Un beau casting sous-exploité

Le quatrième et dernier opus de cette anthologie porte le titre prometteur de « Night of the Rat ». Richard Masur et Veronica Cartwright campent Steven et Claire, un couple qui souffre d’un manifeste manque de communication. Un jour, Claire entend des grattements dans les murs. Persuadée qu’un rat a élu domicile chez eux, elle fait appel à un dératiseur, au grand dam de son époux qui, refusant de voir sa virilité prise en défaut, décide de s’occuper du problème lui-même. Sauf que le rongeur en question est d’un genre très particulier… Plus long que les trois autres, ce segment fait monter l’angoisse en puissance, s’appuyant sur le jeu savoureux de ses comédiens – y compris celui de la petite fille, incarnée avec beaucoup de justesse par Bridgette Andersen. Hélas, le dénouement tombe complètement à plat, en grande partie à cause de ses effets visuels affreusement bâclés.

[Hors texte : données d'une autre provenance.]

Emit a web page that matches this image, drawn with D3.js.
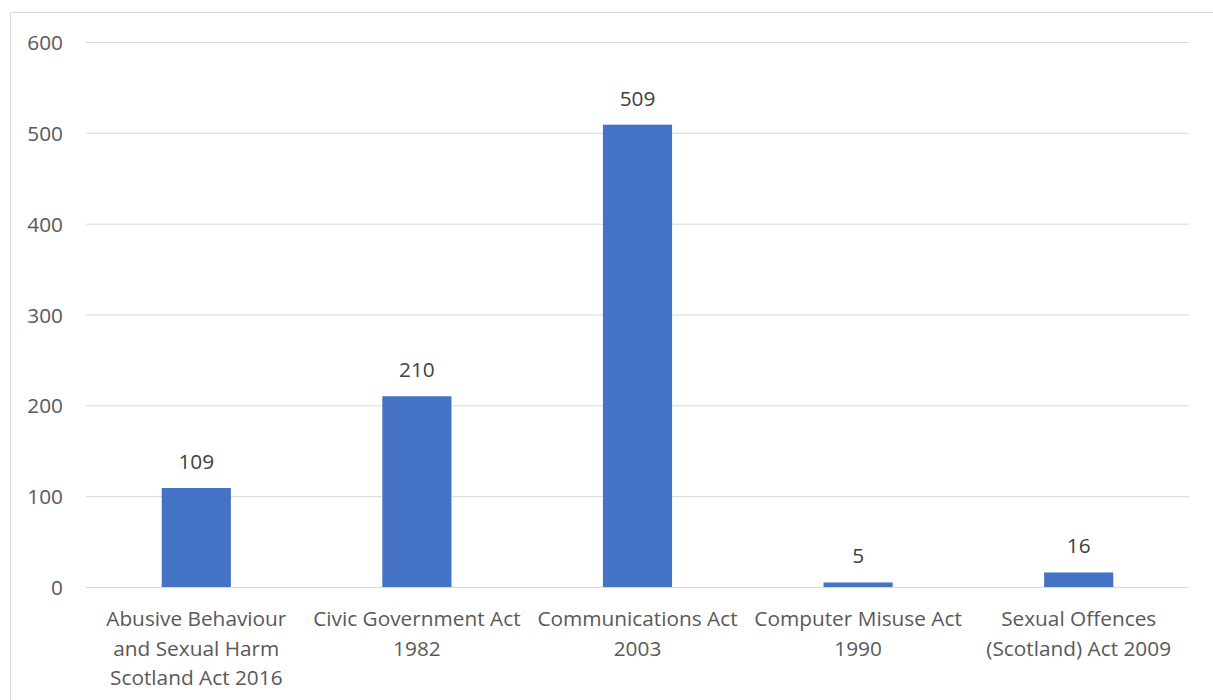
<!DOCTYPE html>
<html><head><meta charset="utf-8">
<script src="https://cdn.jsdelivr.net/npm/d3@7"></script>
<style>body{margin:0;background:#fff;} svg{display:block;}</style>
</head><body>
<svg id="c" width="1213" height="700"></svg>
<script>
const categories = [
  ["Abusive Behaviour", "and Sexual Harm", "Scotland Act 2016"],
  ["Civic Government Act", "1982"],
  ["Communications Act", "2003"],
  ["Computer Misuse Act", "1990"],
  ["Sexual Offences", "(Scotland) Act 2009"]
];
const values = [109, 210, 509, 5, 16];
const yTicks = [0, 100, 200, 300, 400, 500, 600];

(function () {
const svg = d3.select("#c");
const font = "'Open Sans', 'Noto Sans', sans-serif";
const fs = "20.8px";
svg.append("rect").attr("x", 10.5).attr("y", 12.5).attr("width", 1220).attr("height", 700)
  .attr("fill", "#fff").attr("stroke", "#d9d9d9").attr("stroke-width", 1);

const pl = 86, pr = 1189, pt = 42, pb = 587;
const x = d3.scaleBand().domain(d3.range(categories.length)).range([pl, pr]).paddingInner(0.6865).paddingOuter(0.6865/2);
const y = d3.scaleLinear().domain([0, 600]).range([pb, pt]);

const yAxis = d3.axisLeft(y).tickValues(yTicks).tickSize(-(pr - pl)).tickPadding(23);
const gy = svg.append("g").attr("transform", `translate(${pl},0)`).call(yAxis);
gy.select(".domain").remove();
gy.selectAll(".tick line").attr("stroke", "#d9d9d9").attr("stroke-width", 1);
gy.selectAll(".tick text").attr("fill", "#595959").attr("dy", "0.36em").style("font-family", font).style("font-size", fs);

svg.append("g").selectAll("rect").data(values).join("rect")
  .attr("x", (d, i) => x(i)).attr("width", x.bandwidth())
  .attr("y", d => y(d)).attr("height", d => y(0) - y(d))
  .attr("fill", "#4472c4");

svg.append("g").selectAll("text").data(values).join("text")
  .attr("x", (d, i) => x(i) + x.bandwidth() / 2).attr("y", d => y(d) - 19)
  .attr("text-anchor", "middle").attr("fill", "#404040")
  .style("font-family", font).style("font-size", fs).text(d => d);

const xl = svg.append("g");
categories.forEach((lines, i) => {
  const t = xl.append("text").attr("text-anchor", "middle").attr("fill", "#595959")
    .style("font-family", font).style("font-size", fs);
  lines.forEach((ln, j) => {
    t.append("tspan").attr("x", x(i) + x.bandwidth() / 2).attr("y", 626 + j * 29.5).text(ln);
  });
});
})();
</script>
</body></html>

Le bilan est donc globalement très mitigé. Si En plein cauchemar bénéficie d’une mise en scène solide et d’un casting de premier ordre, il se contente la plupart du temps d’emprunter des sentiers battus et se prive souvent de chutes dignes de ce nom. Les spectateurs ne se déplaceront pas en masse pour voir le film, qui connaîtra une seconde carrière plus fructueuse sur le marché de la vidéo.